To explore the structural changes of Cu(OH)2@SDS and the role of SDS in the CO2ER process, in situ measurements were conducted under the same conditions as the CO2ER tests.28 Considering that the oxidation state of Cu species can significantly affect their performance for CO2ER,29,30in situ X-ray absorption near-edge structure (XANES) analysis was performed to probe the oxidation states of Cu in CO2ER (Fig. 2c and d, S22†).31 From the XANES spectra (Fig. 2c), it is obvious that the oxidation states of Cu species in OHDCu obtained at various potentials were higher than that of Cu foil and gradually came close to that of Cu foil as the applied potential increased. This means that the Cu species in the in situ formed catalysts exhibit a tunable oxidation state related to the applied potentials, meaning that they have tunable activity in the CO2ER process. The presence of SDS can remarkably influence the oxidation state of the reduced Cu species, confirmed by the fact that the Cu species in Cu@SDS showed an even higher oxidation state compared to those in OHDCu at an applied potential of −0.8 V. The higher oxidation state induced by the SDS molecule could enhance CO adsorption and thus facilitate C–C coupling,30 inducing a higher C2/C1 ratio on Cu@SDS than that on OHDCu (Fig. S13†). However, at −0.9 V, the Cu species in Cu@SDS and OHDCu exhibit nearly identical oxidation states (Fig. S22†), suggesting that some SDS molecules may desorb from Cu@SDS under more negative potentials. This may partially explain why the resultant Cu@SDS catalyst showed lower ethanol FE at −0.9 V than at −0.8 V. Furthermore, charge density difference calculations32 demonstrated a clear charge loss of Cu in the presence of the sulfonate anion (Fig. S23†), leading to a higher Cu oxidation state, which supports the XANES analysis results.

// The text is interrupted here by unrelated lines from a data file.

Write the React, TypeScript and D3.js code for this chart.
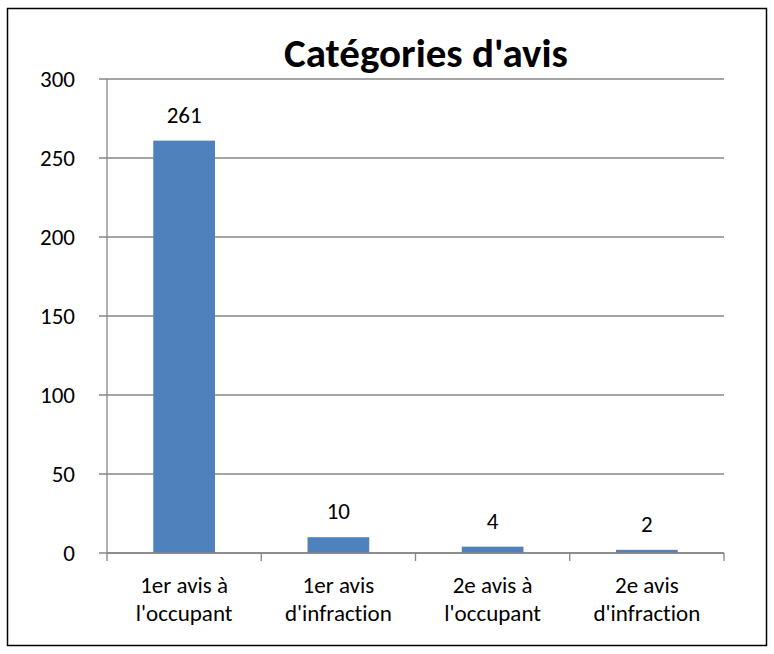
import { useMemo } from "react";
import { scaleLinear, scaleBand } from "d3";

const categories = [
  ["1er avis à", "l'occupant"],
  ["1er avis", "d'infraction"],
  ["2e avis à", "l'occupant"],
  ["2e avis", "d'infraction"],
];
const values = [261, 10, 4, 2];
const yTicks = [0, 50, 100, 150, 200, 250, 300];
const TITLE = "Catégories d'avis";

const WIDTH = 774;
const HEIGHT = 654;
const PLOT = { left: 107, right: 724, top: 79, bottom: 553 };
const FONT = "Carlito, Calibri, Lato, 'Open Sans', sans-serif";
const BAR = "#4F81BD";
const GRID = "#868686";
const LABEL_SIZE = 23;

export default function App() {
  const x = useMemo(
    () =>
      scaleBand<number>()
        .domain(values.map((_, i) => i))
        .range([PLOT.left, PLOT.right])
        .paddingInner(0.6)
        .paddingOuter(0.3),
    []
  );
  const y = useMemo(
    () => scaleLinear().domain([0, 300]).range([PLOT.bottom, PLOT.top]),
    []
  );
  const step = (PLOT.right - PLOT.left) / values.length;

  return (
    <svg
      width={WIDTH}
      height={HEIGHT}
      style={{ position: "absolute", left: 0, top: 0, background: "#fff", fontVariantLigatures: "none" }}
      fontFamily={FONT}
    >
      <rect x={7.5} y={8.5} width={759} height={637} fill="#fff" stroke="#000" strokeWidth={1.5} />

      <text x={426} y={67} textAnchor="middle" fontSize={41} fontWeight="bold" fill="#000">
        {TITLE}
      </text>

      {/* gridlines + y ticks */}
      {yTicks.map((t) => (
        <g key={t}>
          <line x1={PLOT.left - 8} x2={PLOT.right} y1={y(t)} y2={y(t)} stroke={GRID} strokeWidth={1.3} />
          <text x={75} y={y(t) + 8} textAnchor="end" fontSize={LABEL_SIZE} fill="#000">
            {t}
          </text>
        </g>
      ))}

      {/* y axis */}
      <line x1={PLOT.left} x2={PLOT.left} y1={PLOT.top} y2={PLOT.bottom} stroke={GRID} strokeWidth={1.3} />

      {/* x axis ticks */}
      {values.map((_, i) => (
        <line
          key={i}
          x1={PLOT.left + step * i}
          x2={PLOT.left + step * i}
          y1={PLOT.bottom}
          y2={PLOT.bottom + 8}
          stroke={GRID}
          strokeWidth={1.3}
        />
      ))}
      <line x1={PLOT.right} x2={PLOT.right} y1={PLOT.bottom} y2={PLOT.bottom + 8} stroke={GRID} strokeWidth={1.3} />

      {/* bars */}
      {values.map((v, i) => (
        <g key={i}>
          <rect x={x(i)!} y={y(v)} width={x.bandwidth()} height={y(0) - y(v)} fill={BAR} />
          <text
            x={x(i)! + x.bandwidth() / 2}
            y={y(v) - 18}
            textAnchor="middle"
            fontSize={LABEL_SIZE}
            fill="#000"
          >
            {v}
          </text>
        </g>
      ))}
      <line x1={PLOT.left} x2={PLOT.right} y1={PLOT.bottom} y2={PLOT.bottom} stroke={GRID} strokeWidth={1.3} />

      {/* category labels */}
      {categories.map((lines, i) => (
        <text key={i} textAnchor="middle" fontSize={LABEL_SIZE} fill="#000">
          {lines.map((l, j) => (
            <tspan key={j} x={x(i)! + x.bandwidth() / 2} y={593 + j * 28}>
              {l}
            </tspan>
          ))}
        </text>
      ))}
    </svg>
  );
}
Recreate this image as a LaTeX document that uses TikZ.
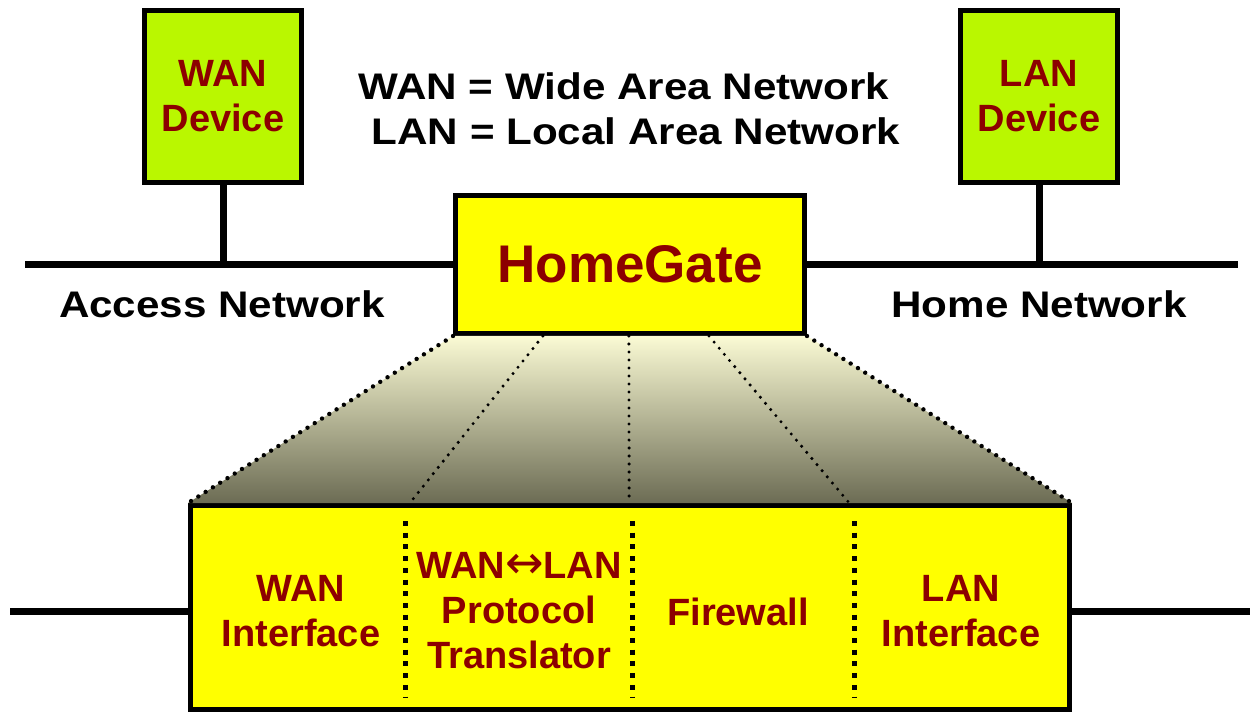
\documentclass[tikz,border=0pt]{standalone}
\usepackage{fontspec}
\setmainfont{Liberation Sans}
\newfontfamily\widesans{Liberation Sans}[FakeStretch=1.14]
\newfontfamily\arrowfont{DejaVu Sans}
\usetikzlibrary{calc}
\definecolor{devlime}{RGB}{186,247,0}
\definecolor{gateyellow}{RGB}{255,255,0}
\definecolor{labelred}{RGB}{140,0,0}
\definecolor{fantop}{RGB}{250,250,212}
\definecolor{fanbottom}{RGB}{108,108,84}
\begin{document}
\begin{tikzpicture}[x=1pt,y=-1pt,
  box/.style={draw=black, line width=5pt, inner sep=0pt},
  bigfont/.style={font=\fontsize{38}{45}\selectfont\bfseries},
  devbox/.style={box, fill=devlime, minimum width=157pt, minimum height=172pt,
    bigfont, text=labelred, align=center},
  wire/.style={line width=7pt},
  fanedge/.style={line width=4.4pt, line cap=round, dash pattern=on 0pt off 8.6pt},
  fanline/.style={line width=3.4pt, line cap=round, dash pattern=on 0pt off 8pt},
  divider/.style={line width=5pt, dash pattern=on 5pt off 6.7pt},
  caption/.style={font=\fontsize{37}{45}\selectfont\widesans\bfseries, text=black,
    inner sep=0pt, anchor=base},
  part/.style={bigfont, text=labelred, inner sep=0pt, align=center}]
\useasboundingbox (0,0) rectangle (1254,714);

% devices and the gateway
\node[devbox] (wan) at (223,96.5) {WAN\\Device};
\node[devbox] (lan) at (1039,96.5) {LAN\\Device};
\node[box, fill=gateyellow, minimum width=349pt, minimum height=138pt,
  font=\fontsize{53}{60}\selectfont\bfseries, text=labelred] (hg) at (630,264.5) {HomeGate};
\node[box, fill=gateyellow, minimum width=879pt, minimum height=204pt] (mod) at (630,607.5) {};

% network wires
\coordinate (accEnd) at (25,265);
\coordinate (homeEnd) at (1238,265);
\coordinate (inL) at (10,611);
\coordinate (inR) at (1250,611);
\draw[wire] (accEnd) -- (accEnd -| hg.west);
\draw[wire] (hg.east |- homeEnd) -- (homeEnd);
\draw[wire] (wan.south) -- (wan.south |- accEnd);
\draw[wire] (lan.south) -- (lan.south |- homeEnd);
\draw[wire] (inL) -- (inL -| mod.west);
\draw[wire] (mod.east |- inR) -- (inR);

% exploded view of the gateway
\shade[top color=fantop, bottom color=fanbottom]
  (hg.south west) -- (hg.south east) -- (mod.north east) -- (mod.north west) -- cycle;
\coordinate (t1) at ($(hg.south west)!0.254!(hg.south east)$);
\coordinate (t2) at ($(hg.south west)!0.497!(hg.south east)$);
\coordinate (t3) at ($(hg.south west)!0.723!(hg.south east)$);
\coordinate (b1) at ($(mod.north west)!0.251!(mod.north east)$);
\coordinate (b2) at ($(mod.north west)!0.499!(mod.north east)$);
\coordinate (b3) at ($(mod.north west)!0.748!(mod.north east)$);
\draw[fanedge] (hg.south west) -- (mod.north west);
\draw[fanedge] (hg.south east) -- (mod.north east);
\draw[fanline] (t1) -- (b1);
\draw[fanline] (t2) -- (b2);
\draw[fanline] (t3) -- (b3);

% module dividers
\draw[divider] (405,521) -- (405,697);
\draw[divider] (632,521) -- (632,697);
\draw[divider] (854,521) -- (854,697);

% texts
\node[caption] (defWan) at (624,100) {WAN = Wide Area Network};
\node[caption] (defLan) at (636,145) {LAN = Local Area Network};
\node[caption] (access) at (222,317) {Access Network};
\node[caption] (home) at (1039,317) {Home Network};

\node[part] (pWan) at (301,611.5) {WAN\\Interface};
\node[part] (pProto) at (519,611)
  {WAN{\arrowfont\mdseries\fontsize{46}{45}\selectfont ↔}LAN\\Protocol\\Translator};
\node[part] (pFw) at (738,611.5) {Firewall};
\node[part] (pLan) at (961,611.5) {LAN\\Interface};
\end{tikzpicture}
\end{document}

The in situ Raman spectroscopy and in situ Fourier transform infrared (FTIR) spectroscopy analyses provide information on the intermediates of CO2ER on the catalysts. In the in situ Raman spectra of CO2ER carried out at −0.8 V (Fig. 3a), apart from the D band and G band induced by the carbon paper substrate, the ν(Cu–CO)33 peak appeared at 354 cm−1 for OHDCu, while it shifted to 362 cm−1 for Cu@SDS, indicating a stronger interaction between Cu@SDS and the CO intermediate, which is also supported by DFT calculations. The calculated bond length of Cu–CO on Cu@SDS (1.82 Å) is shorter than that on OHDCu (1.85 Å) (Fig. 3c and d). The suitable Cu–CO bonding interaction is favorable to carbon–carbon coupling, which can explain why Cu@SDS showed higher C2 FE than OHDCu (Fig. 1b and c), in line with XANES analysis.
In situ FTIR analysis provides information on the adsorption of CO2 and intermediates of CO2ER on the catalysts. In the in situ FTIR spectra of CO2ER over Cu@SDS (Fig. 3d), the peak at 1398 cm−1 corresponds to the chemisorbed *CO2 species.34 In the case of using OHDCu as the catalyst, this peak appears at 1394 cm−1 (Fig. 3f). These findings indicate that the presence of SDS in Cu@SDS may impact the adsorption mode of CO2 on the catalyst. The corresponding in situ Raman spectra (Fig. 2a) show identical information, in which the peak assigned to the adsorbed CO2− species on Cu@SDS shifted to 1557 cm−1 from 1545 cm−1 for those on OHDCu. The gradually increased intensity of the band at 1398 cm−1 in the in situ FTIR spectra indicates that more CO2 molecules are chemically adsorbed and activated as the applied potentials increase, which is favorable to CO2ER.
Another characteristic band corresponding to the stretching vibration of the CO band in the *COOH intermediate35 appears at 1258 and 1256 cm−1 using Cu@SDS and OHDCu catalysts, respectively, which also reflects the influence of SDS on the properties of the catalyst. The peak at 1197 cm−1 is attributed to the stretching vibration of C–OH from the *HCCOH intermediate,36 while it appears at 1182 cm−1 when using OHDCu as the catalyst. This indicates that Cu@SDS provides a microenvironment to make the C–OH bond in *HCCOH become stronger, probably due to the hydrogen bonding interaction between the SDS anion and hydroxyl H of this intermediate. The enhanced C–OH bond strength may inhibit the deoxygenation of the *HCCOH intermediate upon further reduction, thus producing ethanol. The presence of bands at 2960, 2922, and 2853 cm−1 corresponding to the asymmetric stretching vibration of –CH3 and –CH2–, and the symmetric stretching of –CH2–, respectively (Fig. S25†), provides direct evidence of the evolution of ethanol.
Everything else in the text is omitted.